Members of the police’s elite Tactical Response Group (TRG) were flown in to join what had become the biggest manhunt in Western Australian history. On 19 June, local helicopter pilot Peter Leutenegger reported spotting a vehicle camouflaged in the scrub about 10 kilometres west of Fitzroy Crossing. Seven members of the TRG were driven to the scene. Local police surrounded the area. Police aircraft kept up surveillance on the vehicle. Camouflaged, and armed with high-powered rifles, police marksmen moved in on foot. They positioned themselves in scrub behind tall anthills about 50 metres from the vehicle. The police aircraft then flew in low to flush out anyone inside the car. A shirtless man wearing camouflage trousers suddenly appeared and started shooting at the aircraft with a rifle. He missed. The leader of the TRG shouted, ‘Police. Stop shooting.’ The man turned his rifle in the direction of the voice and opened fire. ‘He’s shooting at us – engage him,’ was the TRG leader’s response to the hail of bullets. Police returned fire. Schwab was hit on the left thumb, the bullet splintering the stock of the deadly .308 rifle he was armed with.
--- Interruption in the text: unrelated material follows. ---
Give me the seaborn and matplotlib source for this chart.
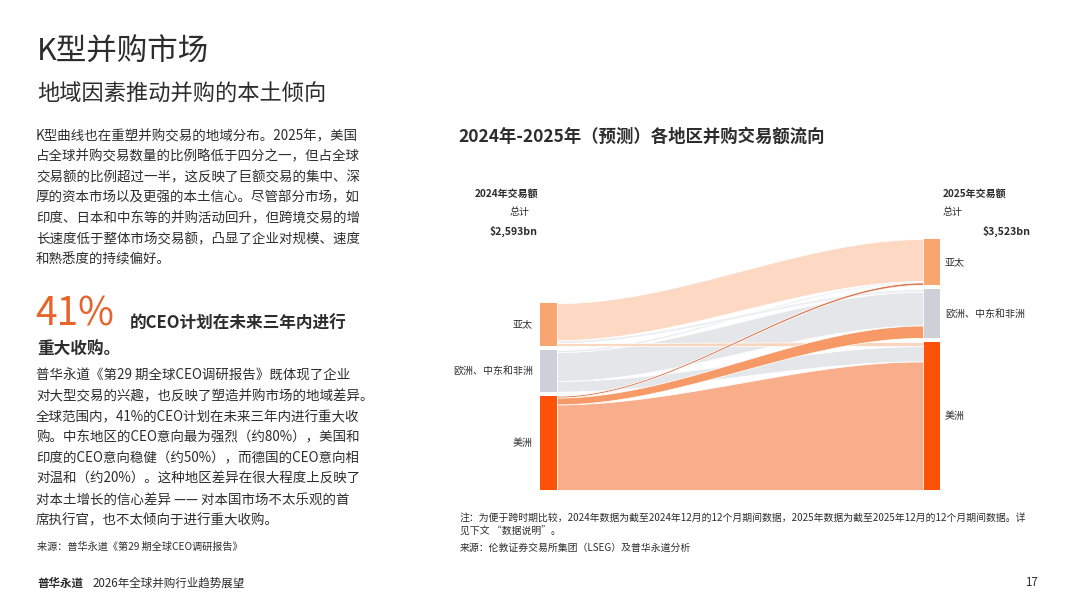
import numpy as np
import matplotlib.pyplot as plt
import seaborn as sns

# regions and flow values (bn USD)
regions = ['亚太', '欧洲、中东和非洲', '美洲']
flow_src = [0, 0, 0, 1, 1, 1, 2, 2, 2]
flow_dst = [0, 1, 2, 0, 1, 2, 0, 1, 2]
value_2024 = [540, 40, 40, 30, 420, 155, 25, 100, 1243]
value_2025 = [610, 40, 60, 20, 490, 220, 35, 180, 1868]
total_2024 = '$2,593bn'
total_2025 = '$3,523bn'

sns.set_theme(style='white')
plt.rcParams['font.family'] = ['Noto Sans CJK SC', 'DejaVu Sans']

W, H = 1080, 608
fig = plt.figure(figsize=(10.8, 6.08), dpi=100)
fig.patch.set_facecolor('white')
TXT = '#2d2d2d'


def put(x, y, s, size, **kw):
    kw.setdefault('color', TXT)
    kw.setdefault('va', 'center')
    fig.text(x / W, 1 - y / H, s, fontsize=size, **kw)


# ---- left column text ----
put(37, 52, 'K型并购市场', 22, fontweight='light')
put(37, 94, '地域因素推动并购的本土倾向', 16)

para1 = ['K型曲线也在重塑并购交易的地域分布。2025年，美国',
         '占全球并购交易数量的比例略低于四分之一，但占全球',
         '交易额的比例超过一半，这反映了巨额交易的集中、深',
         '厚的资本市场以及更强的本土信心。尽管部分市场，如',
         '印度、日本和中东等的并购活动回升，但跨境交易的增',
         '长速度低于整体市场交易额，凸显了企业对规模、速度',
         '和熟悉度的持续偏好。']
for i, line in enumerate(para1):
    put(36, 136 + i * 20.6, line, 9.7)

put(35, 314, '41%', 28, color='#e8622a', fontweight='light')
put(130, 324, '的CEO计划在未来三年内进行', 12, fontweight='bold')
put(37, 350, '重大收购。', 12, fontweight='bold')

para2 = ['普华永道《第29 期全球CEO调研报告》既体现了企业',
         '对大型交易的兴趣，也反映了塑造并购市场的地域差异。',
         '全球范围内，41%的CEO计划在未来三年内进行重大收',
         '购。中东地区的CEO意向最为强烈（约80%），美国和',
         '印度的CEO意向稳健（约50%），而德国的CEO意向相',
         '对温和（约20%）。这种地区差异在很大程度上反映了',
         '对本土增长的信心差异 —— 对本国市场不太乐观的首',
         '席执行官，也不太倾向于进行重大收购。']
for i, line in enumerate(para2):
    put(36, 376 + i * 20.6, line, 9.7)

put(37, 547, '来源：普华永道《第29 期全球CEO调研报告》', 7.3)

# ---- footer ----
put(37, 583, '普华永道', 8.3, fontweight='bold')
put(93, 583, '2026年全球并购行业趋势展望', 8.3)
put(1038, 583, '17', 8.3, ha='right')

# ---- chart title / headers ----
put(458, 137, '2024年-2025年（预测）各地区并购交易额流向', 12.5, fontweight='bold')
put(538, 194, '2024年交易额', 7.2, fontweight='bold', ha='right')
put(530, 212, '总计', 7.2, ha='right')
put(538, 231, total_2024, 7.6, fontweight='bold', ha='right')
put(943, 194, '2025年交易额', 7.2, fontweight='bold')
put(943, 212, '总计', 7.2)
put(1031, 231, total_2025, 7.6, fontweight='bold', ha='right')

# ---- notes ----
put(460, 518, '注：为便于跨时期比较，2024年数据为截至2024年12月的12个月期间数据，2025年数据为截至2025年12月的12个月期间数据。详', 7.1)
put(460, 532, '见下文 “数据说明”。', 7.1)
put(460, 548, '来源：伦敦证券交易所集团（LSEG）及普华永道分析', 7.1)

# ---- sankey ----
gap = 60
node_w = 17
x_right = 400 - node_w
ax = fig.add_axes([540 / W, (H - 490) / H, 400 / W, 251 / H])
ax.set_xlim(0, 400)
ax.set_ylim(0, sum(value_2025) + 2 * gap)
ax.axis('off')

node_colors = ['#f9a56f', '#cdd0d6', '#fd5108']


def node_tops(vals, side):
    tots = [0, 0, 0]
    for s, d, v in zip(flow_src, flow_dst, vals):
        tots[s if side == 'L' else d] += v
    tops, y = [0, 0, 0], sum(tots) + 2 * gap
    for k in range(3):
        tops[k] = y
        y -= tots[k] + gap
    return tops, tots


topsL, totL = node_tops(value_2024, 'L')
topsR, totR = node_tops(value_2025, 'R')

for k in range(3):
    ax.bar(0, totL[k], bottom=topsL[k] - totL[k], width=node_w, align='edge',
           color=node_colors[k], linewidth=0)
    ax.bar(x_right, totR[k], bottom=topsR[k] - totR[k], width=node_w, align='edge',
           color=node_colors[k], linewidth=0)
    ax.text(-7, topsL[k] - totL[k] / 2, regions[k], ha='right', va='center',
            fontsize=7.2, color=TXT)
    ax.text(400 + 5, topsR[k] - totR[k] / 2, regions[k], ha='left', va='center',
            fontsize=7.2, color=TXT)

# stacking offsets of each flow at both ends
offL = list(topsL)
offR = list(topsR)
posL, posR = {}, {}
for i in range(len(flow_src)):  # source nodes: ordered by target
    s = flow_src[i]
    posL[i] = offL[s]
    offL[s] -= value_2024[i]
for d in range(3):  # target nodes: ordered by source
    for i in range(len(flow_src)):
        if flow_dst[i] == d:
            posR[i] = offR[d]
            offR[d] -= value_2025[i]

flow_colors = {(0, 0): '#fdd6bf', (0, 1): '#eceef0', (0, 2): '#fbd3bb',
               (1, 0): '#e6e8eb', (1, 1): '#e3e5e8', (1, 2): '#e3e5e8',
               (2, 0): '#d8714a', (2, 1): '#f7955f', (2, 2): '#f9aa85'}
draw_order = [0, 4, 8, 5, 3, 1, 2, 7, 6]

xs = np.linspace(node_w, x_right, 200)
t = (xs - node_w) / (x_right - node_w)
ease = 3 * t ** 2 - 2 * t ** 3
for i in draw_order:
    top = posL[i] + (posR[i] - posL[i]) * ease
    bl = posL[i] - value_2024[i]
    br = posR[i] - value_2025[i]
    bot = bl + (br - bl) * ease
    ax.fill_between(xs, bot, top, color=flow_colors[(flow_src[i], flow_dst[i])],
                    edgecolor='white', linewidth=0.6, alpha=0.95)

fig.savefig('out.png', dpi=100, facecolor='white')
Schwab raced back to his vehicle and climbed in. Authorities bombarded him with tear gas grenades in an effort to flush him out peacefully, but the grenades sparked a scrub fire. Schwab left the vehicle and fled through the mounting flames, still firing at police as he tried to escape. Ammunition he had left scattered on the ground exploded in the heat as the fire spread quickly through the dry scrub, and Schwab disappeared through the smoke and flames.
Authorities could find no trace of the murderer until the light aircraft spotted him lying face down in nearby undergrowth. A single bullet wound to the heart had killed him; there were also bullet wounds to his shoulder and right buttock.
Police proceeded to search the rented Toyota. Inside they found a toolbox, credit cards, fishing rods, and bank books which had belonged to the Kimberley trio Schwab had recently murdered.
It wasn’t until the next day that authorities identified missing German tourist Josef Schwab as the vicious serial killer they had been forced to gun down. Police still had no idea why he had turned on his five innocent victims. The most accepted theory is simple robbery. The fact that he stole the victims’ possessions and tried to cover his tracks by stripping them and burning their clothes in their cars seems to support this idea; so do his methods of disposing the bodies. Schwab buried his first two victims, and threw the next three into a tidal river, perhaps believing the region’s vicious saltwater crocodiles would eat the evidence.